The staggering push for AP

Gabby Buchholz, Copy editor

Everything we do today is to help us tomorrow. You go to bed early so that you can wake up early tomorrow. You go to work today so that you can have money in the future. You take AP classes so that you can save money and time in college.

In 2016, more than 2.6 million students across America took at least one AP exam. This is almost double the amount of students that took them a decade earlier. In the 2018-2019 school year here, there are now 20+ AP classes being offered- one for almost every department.

From the beginning of a student’s high school career they begin to prepare for rest of their life. And many times, the rest of their life includes college. Now more than ever college has become a large and fundamental part of our futures. According to the U.S. Department of Labor, 69.7 percent of high school graduates in 2016 enrolled in college.

AP classes have become the norm, even for students who aren’t ready for them. At our own school, sophomores have to choose between regular and AP for their history class. They no longer have the option of pre-AP. More and more students load up their schedules with these AP classes and push themselves to earn college credit and prepare themselves for their possible future majors.

While AP is helpful in many instances, sometimes its uses can be hindered. Some colleges don’t accept AP as credit; leaving a year’s worth of work, stress, and time to waste. Likewise, because of the heavy push for enrollment in these classes, some students are in them without being ready, or don’t take them seriously. This inhibits the learning of those who want to be there. Because of the push for higher numbers of AP students, classes are inflating in size, leaving less one-on-one time with teachers. Some AP classes have become so big teachers and students feel cramped in classes of 25 kids or more.

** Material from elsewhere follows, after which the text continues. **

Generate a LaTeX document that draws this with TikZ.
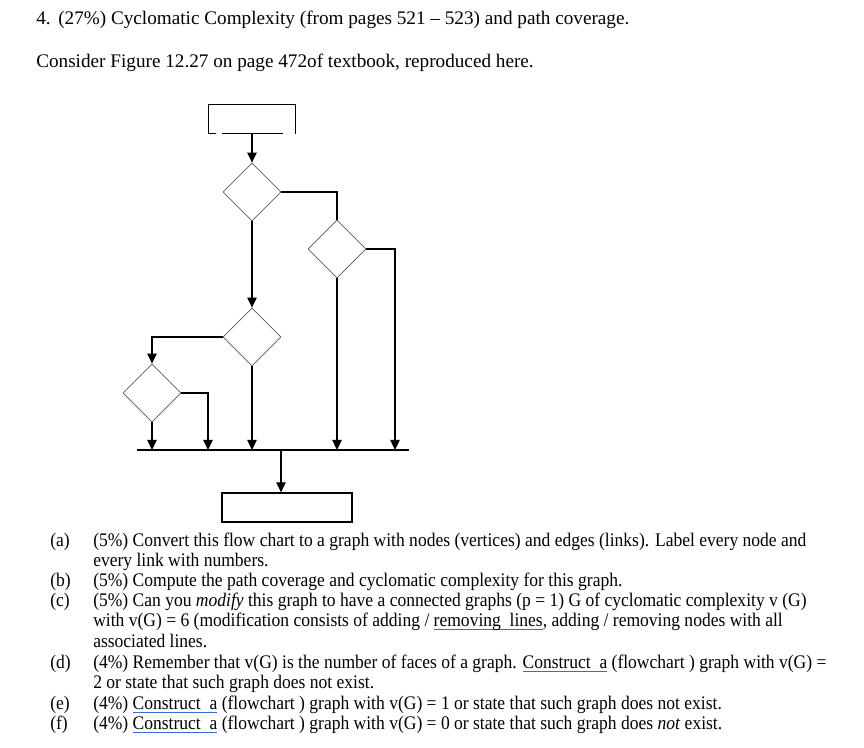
\documentclass[tikz,border=0pt]{standalone}
\usepackage{fontspec}
\setmainfont{Liberation Serif}
\newfontfamily\narrowserif[FakeStretch=0.913]{Liberation Serif}
\usetikzlibrary{positioning,arrows.meta,shapes.geometric}
\definecolor{wordBlue}{HTML}{2E6FD8}
\newcommand{\spellmark}[1]{\setbox0\hbox{#1}\rlap{\textcolor{wordBlue}{\rule[-2.8pt]{\wd0}{0.8pt}}}\box0\relax}

\begin{document}
\begin{tikzpicture}[x=0.75pt,y=-0.75pt,
    txt/.style={anchor=base west,inner sep=0pt,font=\fontsize{14.4}{17}\selectfont},
    qtxt/.style={anchor=base west,inner sep=0pt,font=\narrowserif\fontsize{14.4}{17}\selectfont},
    decision/.style={diamond,aspect=1,draw=black!65,line width=0.6pt,minimum size=43.5pt,inner sep=0pt},
    flow/.style={line width=0.9pt,-{Triangle[length=7.5pt,width=7pt]}},
    link/.style={line width=0.9pt}]
  \useasboundingbox (0,0) rectangle (864,748);
  % enunciado
  \node[txt] (num) at (36,25) {4.};
  \node[txt] (title) at (58,25) {(27\%) Cyclomatic Complexity (from pages 521 -- 523) and path coverage.};
  \node[txt] (intro) at (36,68) {Consider Figure 12.27 on page 472of textbook, reproduced here.};
  % diagrama de flujo
  \node[minimum width=64.5pt,minimum height=21.4pt,inner sep=0pt] (start) at (252,119) {};
  \draw[link] (start.south west) -- (start.north west) -- (start.north east) -- (start.south east);
  \draw[link] (start.south west) -- ++(7,0);
  \draw[link] (start.south west) ++(13,0) -- ++(61,0);
  \node[decision] (d1) at (252,192) {};
  \node[decision] (d2) at (337,249) {};
  \node[decision] (d3) at (252,337) {};
  \node[decision] (d4) at (152,393) {};
  \node[draw,line width=0.9pt,minimum width=97.5pt,minimum height=21.8pt,inner sep=0pt] (stop) at (287,507.5) {};
  \coordinate (busL) at (137,450);
  \coordinate (busR) at (409,450);
  \coordinate (busM) at (281,450);
  \coordinate (d2r) at (395,249);
  \coordinate (d4r) at (208,393);
  \draw[flow] (start.south) -- (d1.north);
  \draw[link] (d1.east) -| (d2.north);
  \draw[flow] (d1.south) -- (d3.north);
  \draw[flow] (d3.west) -| (d4.north);
  \draw[flow] (d4.south) -- (d4.south |- busL);
  \draw[flow] (d4.east) -- (d4r) -- (d4r |- busL);
  \draw[flow] (d3.south) -- (d3.south |- busL);
  \draw[flow] (d2.south) -- (d2.south |- busL);
  \draw[flow] (d2.east) -- (d2r) -- (d2r |- busL);
  \draw[link] (busL) -- (busR);
  \draw[flow] (busM) -- (busM |- stop.north);
  % preguntas
  \foreach \tag/\y in {a/546,b/586,c/606,d/668,e/709,f/729}
    {\node[qtxt] (tag-\tag) at (50,\y) {(\tag)};}
  \node[qtxt] (qa1) at (93,546) {(5\%) Convert this flow chart to a graph with nodes (vertices) and edges (links). Label every node and};
  \node[qtxt] (qa2) at (93,566) {every link with numbers.};
  \node[qtxt] (qb1) at (93,586) {(5\%) Compute the path coverage and cyclomatic complexity for this graph.};
  \node[qtxt] (qc1) at (93,606) {(5\%) Can you \textit{modify} this graph to have a connected graphs (p = 1) G of cyclomatic complexity v (G)};
  \node[qtxt] (qc2) at (93,626) {with v(G) = 6 (modification consists of adding / \spellmark{removing\ \ lines}, adding / removing nodes with all};
  \node[qtxt] (qc3) at (93,647) {associated lines.};
  \node[qtxt] (qd1) at (93,668) {(4\%) Remember that v(G) is the number of faces of a graph. \spellmark{Construct\ \ a} (flowchart ) graph with v(G) =};
  \node[qtxt] (qd2) at (93,688) {2 or state that such graph does not exist.};
  \node[qtxt] (qe1) at (93,709) {(4\%) \spellmark{Construct\ \ a} (flowchart ) graph with v(G) = 1 or state that such graph does not exist.};
  \node[qtxt] (qf1) at (93,729) {(4\%) \spellmark{Construct\ \ a} (flowchart ) graph with v(G) = 0 or state that such graph does \textit{not} exist.};
\end{tikzpicture}
\end{document}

Measures have already been put into place to help combat the stresses of AP. Classes like Foundations of AP help teach kids how to study and prepare for AP classes. Despite the large class sizes, AP teachers still put in the effort to help all of their students when they need it.

The solution is there, if students know where to find it. They need to learn their limits of stress and how much work they can actually handle. It’s okay to say no; it’s okay to go easy with the workload they make for themselves and take only as many AP classes as they feel ready for. Especially in students first year of taking AP classes. If they’re not confident they’ll do well on the AP exam at the end of the year, then is it worth the stress the whole year leading up?

As a school, we need to encourage a balance of advanced classes with regular classes and electives. There should be a stronger push for art classes and other electives; by taking creative classes students enjoy, they’ll have classes to look forward that could help lower their stress. Overall, this could improve their grades and life school.

In the end, it’s up to you to decide how much stress you want to give yourself. Find your balance, push yourself to do your best, and go.